City and MnDOT officials met with neighborhood residents in 2009 at a public hearing for the project, Wasko said. MnDOT will cover $475,000 of the project's cost, while Eagan will contribute $47,124. Construction of the sound wall is not expected to impact traffic or lead to any lane closures on I-35E, Wasko said.

Noise levels along the freeway in Eagan range between 68.5 and 75.5 decibels, according to City Engineer Russ Matthys, who cited test data collected by MnDOT at 2030 Vienna Ln.

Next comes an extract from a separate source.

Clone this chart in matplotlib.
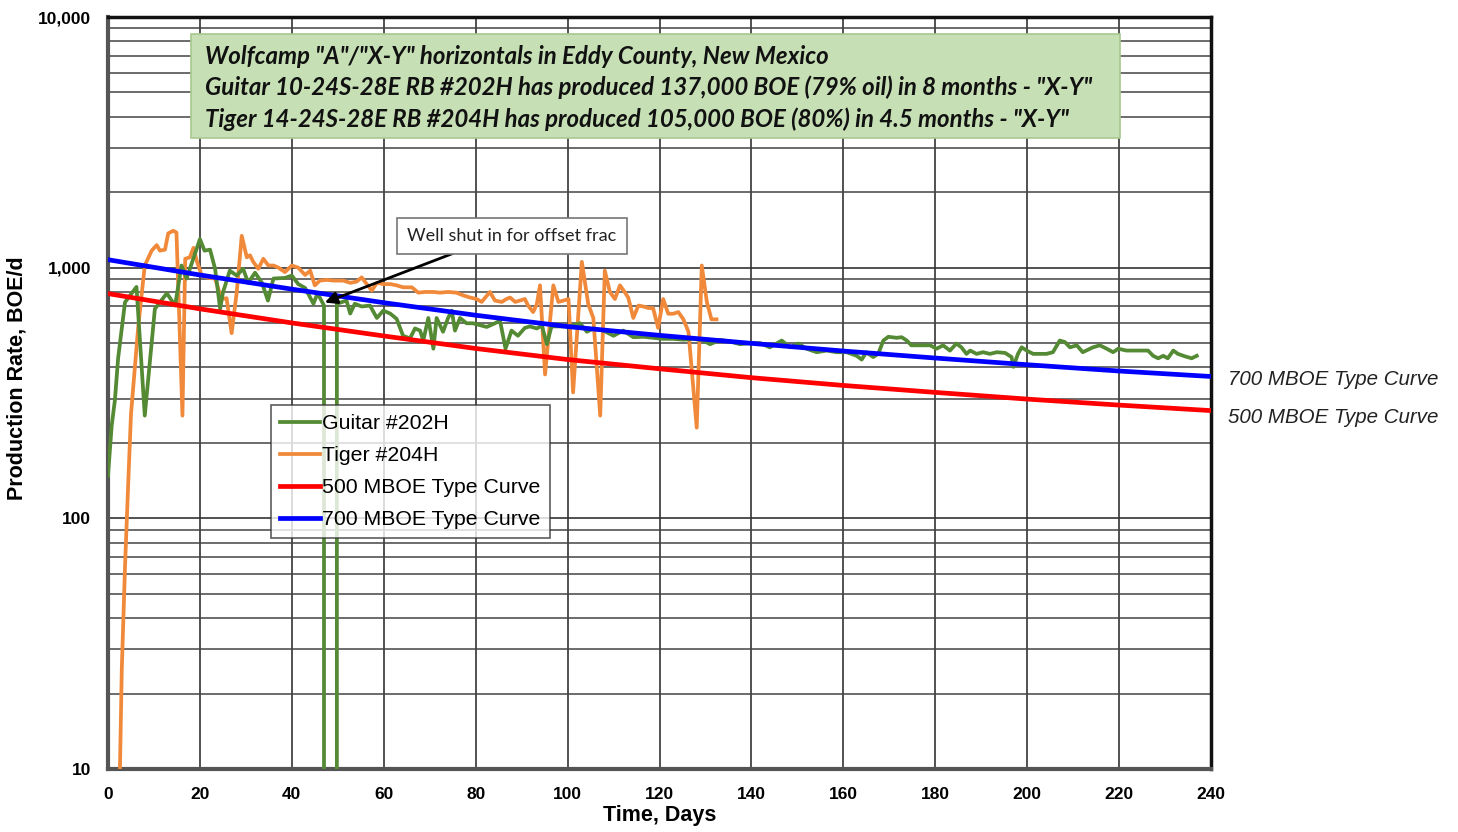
import matplotlib
matplotlib.use("Agg")
import matplotlib.pyplot as plt
from matplotlib.patches import Rectangle
from matplotlib.ticker import FixedLocator, LogLocator, NullFormatter

# %% Data

guitar_days = [0, 0.8, 1.5, 2.2, 3.7, 6.2, 8.0, 10.2, 12.8, 14.6, 16.0, 17.1, 20.0, 21.0, 22.2,
               23.3, 24.4, 25.0, 26.5, 28.0, 29.4, 30.5, 32.0, 33.5, 34.8, 36.0, 38.5, 40.0,
               41.4, 42.9, 44.7, 45.6, 47.0, 47.4, 48.5, 49.5, 49.8, 51.9, 52.7, 53.7, 55.2,
               57.0, 58.5, 59.9, 61.4, 62.8, 64.2, 65.7, 66.8, 67.9, 68.6, 69.7, 70.8, 71.5,
               72.9, 74.0, 74.8, 75.5, 76.6, 78.0, 79.4, 80.9, 82.4, 84.2, 85.3, 86.5, 87.8,
               89.2, 90.7, 91.8, 93.3, 94.4, 95.5, 96.5, 98.3, 100.5, 102.7, 104.2, 105.6,
               107.8, 110.0, 112.1, 114.3, 116.5, 118.7, 120.8, 123.0, 125.2, 127.4, 129.5,
               131.0, 133.2, 135.3, 137.5, 139.7, 141.9, 144.0, 146.6, 148.4, 150.2, 152.0,
               154.2, 156.4, 158.5, 160.7, 162.9, 164.0, 165.0, 166.5, 167.6, 168.7, 169.8,
               171.6, 172.7, 173.8, 174.8, 176.7, 178.9, 180.3, 181.7, 183.2, 184.6, 185.7,
               186.8, 187.6, 189.0, 190.4, 191.9, 193.4, 195.2, 196.6, 197.0, 198.0, 198.8,
               199.9, 201.3, 202.8, 204.2, 205.6, 207.1, 208.2, 209.3, 210.8, 212.1, 214.3,
               215.8, 217.3, 218.7, 219.8, 221.6, 223.0, 224.9, 226.3, 227.4, 228.5, 229.6,
               230.6, 231.8, 232.8, 234.3, 235.8, 236.9]
guitar_rate = [148, 234, 296, 435, 728, 838, 257, 685, 790, 706, 1020, 905, 1300, 1169, 1180,
               990, 685, 795, 973, 930, 990, 870, 955, 870, 739, 905, 910, 930,
               860, 830, 718, 790, 706, 0, 0, 0, 718, 739, 656, 718, 700,
               706, 630, 674, 656, 625, 535, 522, 572, 561, 512, 630, 475, 630,
               555, 630, 674, 561, 630, 600, 600, 590, 580, 600, 615, 475, 561,
               535, 575, 583, 572, 588, 495, 583, 583, 583, 600, 555, 572,
               561, 535, 561, 528, 530, 525, 520, 520, 516, 520, 512,
               495, 515, 508, 495, 500, 500, 481, 512, 481, 498, 475,
               460, 467, 460, 460, 445, 430, 460, 440, 453, 512, 530,
               525, 528, 512, 490, 490, 490, 475, 490, 467, 498, 481,
               453, 467, 453, 460, 453, 460, 457, 440, 402, 453, 481,
               467, 453, 453, 453, 460, 512, 505, 481, 490, 460, 481,
               490, 475, 460, 475, 467, 467, 467, 467, 445, 435, 445,
               435, 467, 453, 443, 435, 445]

tiger_days = [2.0, 2.6, 3.0, 3.7, 4.4, 5.0, 6.6, 8.0, 9.5, 10.6, 11.3, 12.4, 13.1, 14.2, 14.9,
              16.2, 16.8, 17.8, 18.6, 19.3, 20.4, 21.8, 23.3, 24.7, 25.8, 26.9, 28.0, 29.1,
              30.2, 30.9, 31.6, 32.7, 33.8, 34.9, 36.0, 37.1, 38.5, 40.0, 41.4, 42.9, 44.0,
              45.0, 46.1, 47.6, 49.0, 51.2, 52.7, 54.1, 55.2, 56.3, 57.4, 58.5, 59.9, 61.4,
              62.8, 64.2, 66.1, 67.5, 69.0, 70.8, 72.2, 74.0, 75.8, 77.3, 78.8, 80.2, 81.3,
              83.1, 84.2, 85.7, 86.7, 87.5, 88.6, 89.6, 90.7, 91.4, 92.5, 93.3, 94.0, 95.1,
              96.9, 98.0, 99.1, 100.2, 101.2, 103.1, 104.5, 105.6, 107.1, 108.1, 109.2,
              110.3, 111.4, 112.5, 113.2, 114.3, 115.4, 116.5, 117.6, 118.6, 119.7, 120.8,
              121.9, 123.0, 124.1, 125.2, 126.3, 128.1, 129.2, 130.3, 131.3, 132.4]
tiger_rate = [3, 10, 25, 64, 138, 260, 587, 1020, 1169, 1230, 1169, 1180, 1370, 1404, 1380,
              257, 1085, 1100, 1200, 1066, 930, 910, 905, 750, 755, 548, 795, 1340,
              1100, 1120, 1055, 990, 1085, 1020, 1020, 1000, 960, 1020, 1000, 935, 973,
              850, 888, 894, 888, 888, 870, 880, 915, 860, 810, 870, 860, 860,
              850, 835, 835, 795, 800, 800, 795, 800, 795, 775, 760, 750, 730,
              800, 739, 730, 750, 760, 730, 739, 750, 706, 665, 715, 850, 375,
              850, 730, 739, 750, 318, 1055, 715, 630, 257, 973, 800,
              750, 850, 795, 760, 630, 706, 700, 690, 690, 575, 750,
              655, 655, 665, 622, 555, 230, 1020, 730, 622, 622]

type_days = [0, 20, 40, 60, 80, 100, 120, 140, 160, 180, 200, 220, 240]
type_500 = [788, 685, 602, 534, 476, 430, 395, 364, 339, 318, 299, 283, 269]
type_700 = [1076, 935, 821, 725, 646, 582, 537, 499, 465, 436, 410, 387, 368]

x_ticks = list(range(0, 241, 20))
y_ticks = [10, 100, 1000, 10000]
y_tick_labels = ["10", "100", "1,000", "10,000"]

title_lines = [
    'Wolfcamp "A"/"X-Y" horizontals in Eddy County, New Mexico',
    'Guitar 10-24S-28E RB #202H has produced 137,000 BOE (79% oil) in 8 months - "X-Y"',
    'Tiger 14-24S-28E RB #204H has produced 105,000 BOE (80%) in 4.5 months - "X-Y"',
]

# %% Plot

plt.rcParams["font.family"] = ["Liberation Sans", "DejaVu Sans"]

fig = plt.figure(figsize=(14.58, 8.32), dpi=100)
ax = fig.add_axes([108 / 1458, 1 - 769 / 832, 1103 / 1458, 752 / 832])

ax.set_yscale("log")
ax.set_xlim(0, 240)
ax.set_ylim(10, 10000)

ax.plot(guitar_days, guitar_rate, color="#538a33", lw=2.7, label="Guitar #202H", zorder=4)
ax.plot(tiger_days, tiger_rate, color="#f0893a", lw=2.7, label="Tiger #204H", zorder=3)
ax.plot(type_days, type_500, color="#ff0000", lw=3.4, label="500 MBOE Type Curve", zorder=5)
ax.plot(type_days, type_700, color="#0000ff", lw=3.4, label="700 MBOE Type Curve", zorder=5)

ax.xaxis.set_major_locator(FixedLocator(x_ticks))
ax.yaxis.set_major_locator(FixedLocator(y_ticks))
ax.set_yticklabels(y_tick_labels)
ax.yaxis.set_minor_locator(LogLocator(base=10, subs=range(2, 10)))
ax.yaxis.set_minor_formatter(NullFormatter())
ax.tick_params(which="both", length=0)
ax.tick_params(axis="y", pad=12, labelsize=12.5)
ax.tick_params(axis="x", pad=13, labelsize=12.5)
for lab in ax.get_xticklabels() + ax.get_yticklabels():
    lab.set_fontweight("bold")

ax.grid(True, which="major", axis="both", color="#333333", lw=1.2, zorder=0)
ax.grid(True, which="minor", axis="y", color="#444444", lw=1.1, zorder=0)
ax.set_axisbelow(True)

for side in ["top", "right"]:
    ax.spines[side].set_color("#111111")
    ax.spines[side].set_linewidth(2.5)
for side in ["left", "bottom"]:
    ax.spines[side].set_color("#555555")
    ax.spines[side].set_linewidth(3.0)

ax.set_xlabel("Time, Days", fontsize=15.5, fontweight="bold", labelpad=2)
fig.text(17 / 1458, 1 - 378 / 832, "Production Rate, BOE/d", fontsize=15.5,
         fontweight="bold", rotation=90, ha="center", va="center")

# title box
ax.add_patch(Rectangle((0.0752, 0.839), 0.8423, 0.138, transform=ax.transAxes,
                       facecolor="#c6dfb4", edgecolor="#a8c88e", lw=1.2, zorder=6))
for i, line in enumerate(title_lines):
    ax.text(0.088, 0.948 - i * 0.042, line, transform=ax.transAxes, fontsize=17.3,
            family="Lato", fontweight="bold", fontstyle="italic", va="center",
            ha="left", color="#111111", zorder=7)

# annotation
ax.annotate("", xy=(46.6, 719), xytext=(75.5, 1148),
            arrowprops=dict(arrowstyle="-|>", color="black", lw=2.0, mutation_scale=18),
            zorder=8)
ax.text(87.9, 1341, "Well shut in for offset frac", fontsize=13, family="Lato",
        ha="center", va="center", color="#222222", zorder=8,
        bbox=dict(boxstyle="square,pad=0.55", facecolor="white", edgecolor="#777777", lw=1.2))

# right-side labels
ax.text(1.0154, 0.5186, "700 MBOE Type Curve", transform=ax.transAxes, fontsize=14.8,
        fontstyle="italic", color="#222222", va="center", ha="left", clip_on=False)
ax.text(1.0154, 0.468, "500 MBOE Type Curve", transform=ax.transAxes, fontsize=14.8,
        fontstyle="italic", color="#222222", va="center", ha="left", clip_on=False)

leg = ax.legend(loc="upper left", bbox_to_anchor=(0.1478, 0.484), borderaxespad=0,
                fontsize=15.3, frameon=True, fancybox=False, handlelength=1.9,
                handletextpad=0.1, labelspacing=0.62, borderpad=0.42)
leg.get_frame().set_edgecolor("#333333")
leg.get_frame().set_linewidth(1.2)
leg.set_zorder(9)

fig.savefig("out.png", dpi=100)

The noise level at another test site—4388 Cinnamon Ridge—measured 74.5 decibels, Matthys said.

Conversational speech registers 60 decibels, according to information posted by MnDOT. In order for MnDOT to consider construction of a noise barrier, the wall must attain at least a five-decibel reduction in noise.

Matthys doesn't think it's unusual that a city the size of Eagan is just now getting its first noise barrier along a busy thoroughfare.

Homes in the young community are generally newer and are better insulated from sound than older areas, he said. Eagan also has wider margins along I-35E that may mitigate some of the noise from the freeway, Matthys added. Traffic noise complaints, once relatively common, are now few and far between, he said.

While this noise barrier may be the first of its kind in the city, it won't likely be the last. MnDOT is planning to construct two other noise walls along I-35E in Eagan, including one north of Deerwood Dr. in 2016 and one near Kettle Park in 2017.